Three-Phase Circuits
The two-wire ac circuits shown above (called single-phase circuits or systems), are commonly used in residential, commercial, and low voltage—low power industrial applications. However, all electric power systems to which industrial generators are connected are three-phase systems. Therefore any discussion in this book about the “power system” will refer to a three-phase system. Moreover in industrial applications the voltage supplies are, for all practical reasons, balanced, meaning all three-phase voltages are equal in magnitude and apart by 120 electrical degrees.
Three-phase electric systems may have a fourth wire, called “neutral.” The “neutral” wire of a three-phase system will conduct electricity if the source and/or the load are unbalanced. In three-phase systems two sets of voltages and currents can be identified. These are the phase and line voltages and currents.
Figure 1.11 shows the main elements of a three-phase circuit. Three-phase circuits can have their sources and/or loads connected in wye (star) or in delta.
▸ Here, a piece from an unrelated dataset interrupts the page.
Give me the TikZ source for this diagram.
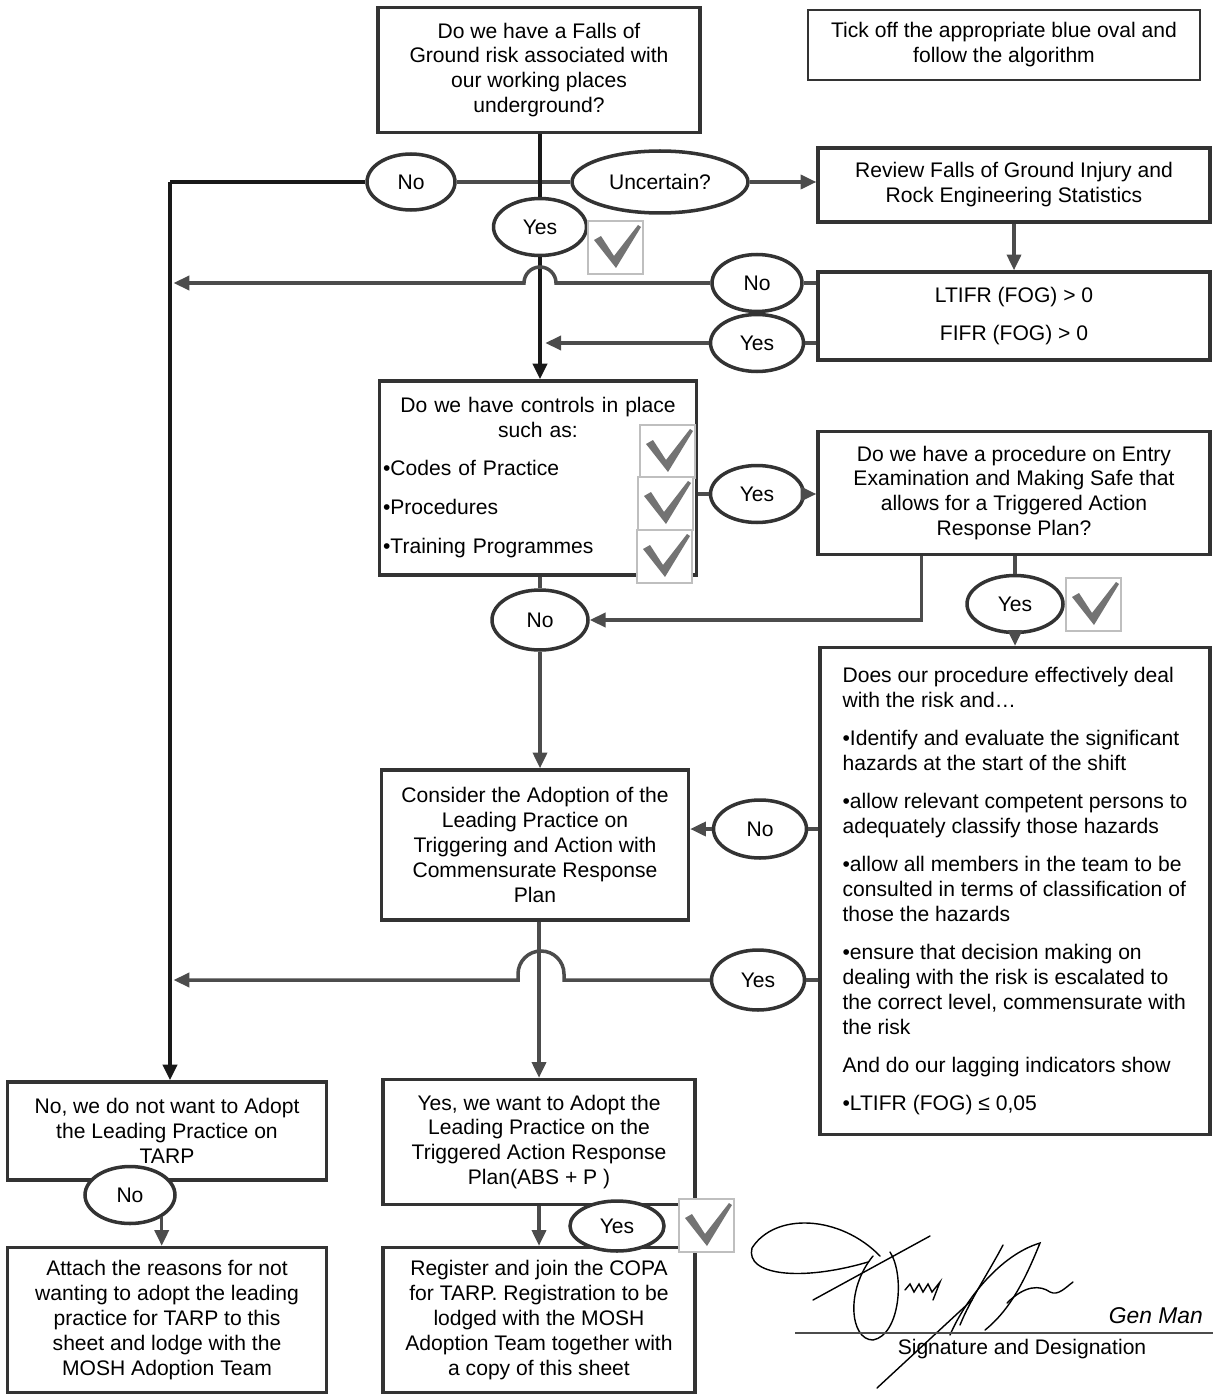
\documentclass[tikz,border=0pt]{standalone}
\usepackage{fontspec}
\setmainfont{Liberation Sans}
\usetikzlibrary{arrows.meta,shapes.geometric}

\begin{document}
\begin{tikzpicture}[x=0.02cm, y=-0.02cm, font=\fontsize{12}{14.2}\selectfont,
    rect/.style={draw=black!80, line width=1.9pt, fill=white, rectangle, align=center, inner sep=0pt},
    oval/.style={draw=black!80, line width=2pt, fill=white, ellipse, inner sep=0pt, minimum width=1.86cm, minimum height=1.14cm},
    conn/.style={black!70, line width=2pt},
    rail/.style={black!90, line width=2.6pt},
    sig/.style={black, line width=0.8pt, line cap=round},
    >={Triangle[length=9pt, width=8pt]},
    tickbox/.pic={
        \draw[black!25, line width=0.6pt, fill=white] (0,0) rectangle (55,53);
        \fill[black!55] (6,19) -- (13,15) -- (26,35) -- (50,4) -- (53,6) -- (28,47) -- cycle;
    }]
    \useasboundingbox (0,0) rectangle (1213,1395);

    % Top row
    \node[rect, minimum width=6.44cm, minimum height=2.5cm] (risk) at (539,70) {Do we have a Falls of\\Ground risk associated  with\\our working places\\underground?};
    \node[rect, line width=1.2pt, minimum width=7.84cm, minimum height=1.4cm] (note) at (1004,45) {Tick off the appropriate blue oval and\\follow the algorithm};
    \node[rect, minimum width=7.84cm, minimum height=1.48cm] (review) at (1014,185) {Review Falls of Ground Injury and\\Rock Engineering Statistics};
    \node[rect, minimum width=7.84cm, minimum height=1.76cm] (ltifr) at (1014,316) {LTIFR (FOG) > 0\\[7.4pt]FIFR (FOG) > 0};

    % Middle
    \node[rect, minimum width=6.34cm, minimum height=3.88cm, text width=6.2cm, align=left] (controls) at (538,478) {{\centering Do we have controls in place\par such as:\par}\vspace{7.4pt}\textbullet Codes of Practice\par\vspace{8pt}\textbullet Procedures\par\vspace{8pt}\textbullet Training Programmes};
    \node[rect, minimum width=7.84cm, minimum height=2.46cm] (entry) at (1014,493) {Do we have a procedure on Entry\\Examination and Making Safe that\\allows for  a Triggered Action\\Response Plan?};
    \node[rect, minimum width=7.8cm, minimum height=9.74cm, align=left] (effective) at (1015,891) {Does our procedure effectively deal\\with the risk and…\\[7.4pt]
        \textbullet Identify and evaluate the significant\\hazards at the start of the shift\\[7.4pt]
        \textbullet allow relevant competent persons to\\adequately classify those hazards\\[7.4pt]
        \textbullet allow all members in the team to be\\consulted in terms of classification of\\those the hazards\\[7.4pt]
        \textbullet ensure that decision  making on\\dealing with the risk  is escalated to\\the correct level, commensurate with\\the risk\\[7.4pt]
        And do our lagging indicators show\\[7.4pt]
        \textbullet LTIFR (FOG) ≤ 0,05};
    \node[rect, minimum width=6.14cm, minimum height=3cm] (consider) at (535,845) {Consider the Adoption of the\\Leading Practice on\\Triggering and Action with\\Commensurate Response\\Plan};

    % Bottom row
    \node[rect, minimum width=6.38cm, minimum height=1.96cm] (noadopt) at (167,1131) {No, we do not want to Adopt\\the Leading Practice on\\TARP};
    \node[rect, minimum width=6.24cm, minimum height=2.5cm] (yesadopt) at (539,1142) {Yes, we want to Adopt the\\Leading Practice on  the\\Triggered Action Response\\Plan(ABS + P )};
    \node[rect, minimum width=6.38cm, minimum height=2.9cm] (attach) at (167,1320) {Attach the reasons for not\\wanting to adopt the leading\\practice for TARP  to this\\sheet and lodge with the\\MOSH Adoption Team};
    \node[rect, minimum width=6.24cm, minimum height=2.9cm] (register) at (539,1320) {Register and join the COPA\\for TARP. Registration to be\\lodged with the MOSH\\Adoption Team together with\\a copy of this sheet};

    % Ovals
    \node[oval, minimum width=1.76cm, minimum height=1.12cm] (no-1) at (411,182) {No};
    \node[oval, minimum width=3.52cm, minimum height=1.24cm] (uncertain) at (660,182) {Uncertain?};
    \node[oval] (yes-1) at (540,227) {Yes};
    \node[oval, minimum width=1.8cm] (no-2) at (757,283) {No};
    \node[oval] (yes-2) at (757,343) {Yes};
    \node[oval] (yes-3) at (757,494) {Yes};
    \node[oval, minimum width=1.92cm, minimum height=1.2cm] (no-3) at (540,620) {No};
    \node[oval, minimum width=1.92cm] (yes-4) at (1015,604) {Yes};
    \node[oval, minimum height=1.16cm] (no-4) at (760,829) {No};
    \node[oval, minimum height=1.2cm] (yes-5) at (758,980) {Yes};
    \node[oval, minimum width=1.8cm] (no-5) at (130,1195) {No};
    \node[oval, minimum width=1.88cm, minimum height=1cm] (yes-6) at (617,1226) {Yes};

    % Ticks
    \pic at (588,221) {tickbox};
    \pic at (640,425) {tickbox};
    \pic at (638,477) {tickbox};
    \pic at (637,530) {tickbox};
    \pic at (1066,578) {tickbox};
    \pic at (679,1199) {tickbox};

    % Connectors
    \coordinate (rail) at (170,182);
    \draw[conn] (no-1.east) -- (uncertain.west);
    \draw[rail] (risk.south -| yes-1.north) -- (yes-1.north);
    \draw[rail, ->] (yes-1.south) -- (yes-1.south |- controls.north);
    \draw[rail] (no-1.west) -- (rail);
    \draw[rail, ->] (rail) -- (rail |- noadopt.north);
    \draw[conn, ->] (uncertain.east) -- (uncertain.east -| review.west);
    \draw[conn, ->] (review.south) -- (ltifr.north);
    \draw[conn] (ltifr.west |- no-2.east) -- (no-2.east);
    \draw[conn, ->, shorten >=2pt] (no-2.west) -- (556,283) arc[start angle=0, end angle=-180, radius=16] -- (rail |- no-2.west);
    \draw[conn] (ltifr.west |- yes-2.east) -- (yes-2.east);
    \draw[conn, ->, shorten >=3pt] (yes-2.west) -- (yes-1.south |- yes-2.west);
    \draw[conn] (controls.east |- yes-3.west) -- (yes-3.west);
    \draw[conn, ->] (yes-3.east) -- (entry.west |- yes-3.east);
    \draw[conn] (controls.south -| no-3.north) -- (no-3.north);
    \draw[conn, ->] (no-3.south) -- (no-3.south |- consider.north);
    \draw[conn, ->] (entry.south west) ++(105,0) |- (no-3.east);
    \draw[conn] (entry.south -| yes-4.north) -- (yes-4.north);
    \draw[conn, ->] (yes-4.south) -- (yes-4.south |- effective.north);
    \draw[conn] (effective.west |- no-4.east) -- (no-4.east);
    \draw[conn, ->] (no-4.west) -- (consider.east |- no-4.west);
    \draw[conn] (effective.west |- yes-5.east) -- (yes-5.east);
    \draw[conn, ->, shorten >=2pt] (yes-5.west) -- (564,980) -- (564,974) arc[start angle=0, end angle=-180, radius=23] -- (518,980) -- (rail |- yes-5.west);
    \draw[conn, ->] (yesadopt.north |- consider.south) -- (yesadopt.north);
    \draw[conn, ->] (no-5.-35) -- (no-5.-35 |- attach.north);
    \draw[conn, ->] (yesadopt.south) -- (register.north);

    % Signature
    \draw[sig] (880,1256) .. controls (840,1215) and (775,1212) .. (752,1248) .. controls (745,1275) and (800,1282) .. (868,1262);
    \draw[sig] (813,1300) -- (930,1236);
    \draw[sig] (873,1256) .. controls (845,1290) and (850,1340) .. (873,1340) .. controls (900,1335) and (905,1275) .. (890,1252);
    \draw[sig] (905,1290) -- (910,1284) -- (914,1292) -- (919,1284) -- (923,1292) -- (928,1284) -- (932,1292) -- (940,1282) -- (933,1300);
    \draw[sig] (877,1388) -- (972,1300);
    \draw[sig] (950,1335) .. controls (965,1300) and (1000,1255) .. (1040,1243) .. controls (1025,1280) and (1010,1310) .. (985,1330);
    \draw[sig] (1003,1245) .. controls (990,1270) and (970,1300) .. (960,1325);
    \draw[sig] (1007,1303) .. controls (1025,1285) and (1040,1285) .. (1050,1292) .. controls (1058,1296) and (1065,1288) .. (1073,1282);
    \node[anchor=base east, font=\fontsize{13}{13}\selectfont\itshape] (title) at (1209,1323) {Gen Man};
    \draw[black!70, line width=1.3pt] (795,1333) -- (1213,1333);
    \node (sigtext) at (1022,1349) {Signature and Designation};
\end{tikzpicture}
\end{document}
Almost without exception, turbine-driven generators have their windings connected in wye (star). Therefore in this book the source (or generator) will be shown wye-connected. There are a number of important reasons why turbogenerators are star-connected. They have to do with considerations about its effective protection as well as design (insulation, grounding, etc.). These will be discussed in the chapters covering stator construction, and operations.
On the other hand, loads can be found connected in star, delta, or a combination of the two. This book is not about circuit solutions; therefore the type of load connection will not be brought up herein.
Faraday’s Law of Electromagnetic Induction
This basic law, due to the genius of the great English chemist and physicist Michael Faraday (1791–1867), presents itself in two different forms:
1. A moving conductor cutting the lines of force (flux) of a constant magnetic field has a voltage induced in it.
2. A changing magnetic flux inside a loop made from a conductor material will induce a voltage in the loop.
In both instances the rate of change is the critical determinant of the resulting differential of potential. Figure 1.13 illustrates both cases of electromagnetic induction, and also provides the basic relationship between the changing flux and the voltage induced in the loop, for the first case, and the relationship between the induced voltage in a wire moving across a constant field, for the second case. The figure also shows one of the simple rules that can be used to determine the direction of the induced voltage in the moving conductor.